● GIVEN INSTRUCTION:
Determine how many lines include the word "with", then give that number and nothing more.

● COLLECTED DATA:
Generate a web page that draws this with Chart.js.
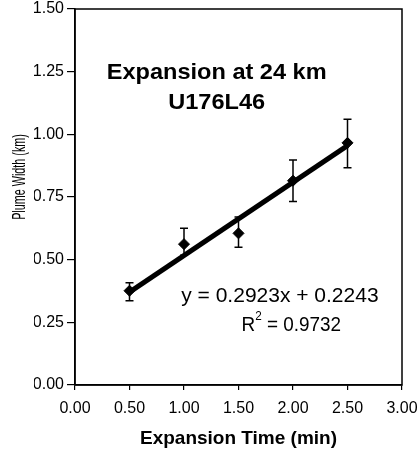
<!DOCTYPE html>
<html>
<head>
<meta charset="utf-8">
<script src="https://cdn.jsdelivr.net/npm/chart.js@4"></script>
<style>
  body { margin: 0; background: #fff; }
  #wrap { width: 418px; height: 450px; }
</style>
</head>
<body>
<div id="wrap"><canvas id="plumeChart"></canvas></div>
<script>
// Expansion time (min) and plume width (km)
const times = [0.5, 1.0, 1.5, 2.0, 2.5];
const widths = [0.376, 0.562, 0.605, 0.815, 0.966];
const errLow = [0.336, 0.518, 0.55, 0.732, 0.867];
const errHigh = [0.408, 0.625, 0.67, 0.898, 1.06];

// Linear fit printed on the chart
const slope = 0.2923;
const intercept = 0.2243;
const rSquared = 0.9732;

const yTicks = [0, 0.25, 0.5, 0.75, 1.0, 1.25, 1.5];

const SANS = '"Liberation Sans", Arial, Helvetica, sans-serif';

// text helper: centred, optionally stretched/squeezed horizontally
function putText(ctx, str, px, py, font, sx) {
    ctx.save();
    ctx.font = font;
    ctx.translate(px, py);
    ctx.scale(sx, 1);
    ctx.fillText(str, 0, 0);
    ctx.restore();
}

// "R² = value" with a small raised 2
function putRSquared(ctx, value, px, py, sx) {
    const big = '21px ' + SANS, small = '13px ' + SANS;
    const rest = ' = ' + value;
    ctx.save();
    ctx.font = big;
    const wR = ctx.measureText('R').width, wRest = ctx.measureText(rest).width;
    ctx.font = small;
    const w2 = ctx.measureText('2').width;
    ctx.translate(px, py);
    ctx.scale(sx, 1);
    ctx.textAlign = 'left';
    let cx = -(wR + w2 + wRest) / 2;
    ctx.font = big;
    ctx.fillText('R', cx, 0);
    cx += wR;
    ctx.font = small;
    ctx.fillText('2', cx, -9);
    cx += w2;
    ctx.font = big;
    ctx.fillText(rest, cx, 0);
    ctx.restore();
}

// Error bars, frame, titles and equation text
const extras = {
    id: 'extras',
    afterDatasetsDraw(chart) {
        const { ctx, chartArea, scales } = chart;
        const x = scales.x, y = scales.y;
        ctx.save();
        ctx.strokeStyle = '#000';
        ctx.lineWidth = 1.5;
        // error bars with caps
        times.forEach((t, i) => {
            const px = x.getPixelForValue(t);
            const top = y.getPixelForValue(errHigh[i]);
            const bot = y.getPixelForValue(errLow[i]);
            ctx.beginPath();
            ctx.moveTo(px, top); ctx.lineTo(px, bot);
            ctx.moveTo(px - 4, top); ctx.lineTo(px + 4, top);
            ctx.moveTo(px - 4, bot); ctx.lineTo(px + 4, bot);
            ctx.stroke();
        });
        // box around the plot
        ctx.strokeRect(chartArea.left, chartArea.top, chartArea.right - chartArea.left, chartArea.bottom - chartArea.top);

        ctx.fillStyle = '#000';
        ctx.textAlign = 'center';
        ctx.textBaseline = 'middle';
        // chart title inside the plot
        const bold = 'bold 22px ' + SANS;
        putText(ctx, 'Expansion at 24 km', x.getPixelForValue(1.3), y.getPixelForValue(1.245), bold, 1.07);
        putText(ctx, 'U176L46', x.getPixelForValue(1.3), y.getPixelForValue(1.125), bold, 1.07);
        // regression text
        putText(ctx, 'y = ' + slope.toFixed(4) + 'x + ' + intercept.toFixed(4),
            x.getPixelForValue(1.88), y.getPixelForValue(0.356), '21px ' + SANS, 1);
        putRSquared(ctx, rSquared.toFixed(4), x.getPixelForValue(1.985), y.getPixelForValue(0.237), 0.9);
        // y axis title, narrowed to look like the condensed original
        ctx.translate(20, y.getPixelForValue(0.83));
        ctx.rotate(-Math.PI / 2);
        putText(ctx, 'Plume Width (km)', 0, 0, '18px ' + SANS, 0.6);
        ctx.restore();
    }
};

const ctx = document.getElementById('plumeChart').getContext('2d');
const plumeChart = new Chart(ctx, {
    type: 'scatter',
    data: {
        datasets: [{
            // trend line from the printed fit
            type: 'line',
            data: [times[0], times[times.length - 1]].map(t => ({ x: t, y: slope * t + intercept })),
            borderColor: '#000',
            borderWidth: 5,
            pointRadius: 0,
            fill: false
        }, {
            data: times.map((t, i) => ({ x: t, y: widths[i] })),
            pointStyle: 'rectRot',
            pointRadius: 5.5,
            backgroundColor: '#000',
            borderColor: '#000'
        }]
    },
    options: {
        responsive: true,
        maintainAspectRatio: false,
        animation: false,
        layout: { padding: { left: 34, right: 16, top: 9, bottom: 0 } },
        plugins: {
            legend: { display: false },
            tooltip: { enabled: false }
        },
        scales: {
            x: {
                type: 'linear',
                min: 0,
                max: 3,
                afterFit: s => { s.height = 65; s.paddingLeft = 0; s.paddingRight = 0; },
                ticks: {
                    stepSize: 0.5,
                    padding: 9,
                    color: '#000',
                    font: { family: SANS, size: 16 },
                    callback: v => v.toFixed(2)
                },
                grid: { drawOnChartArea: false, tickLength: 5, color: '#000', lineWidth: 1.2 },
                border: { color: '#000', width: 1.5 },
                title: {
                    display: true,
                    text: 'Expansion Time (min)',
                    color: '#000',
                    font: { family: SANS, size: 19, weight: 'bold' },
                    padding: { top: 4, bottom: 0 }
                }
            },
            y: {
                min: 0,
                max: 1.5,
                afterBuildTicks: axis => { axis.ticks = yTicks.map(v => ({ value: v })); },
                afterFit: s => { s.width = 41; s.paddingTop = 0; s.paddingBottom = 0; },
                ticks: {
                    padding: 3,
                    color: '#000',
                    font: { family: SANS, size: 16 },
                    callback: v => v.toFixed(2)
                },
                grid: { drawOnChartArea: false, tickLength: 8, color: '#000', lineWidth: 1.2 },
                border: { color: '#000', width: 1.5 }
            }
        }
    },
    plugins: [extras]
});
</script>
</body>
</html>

● RESPONSE BELOW:
3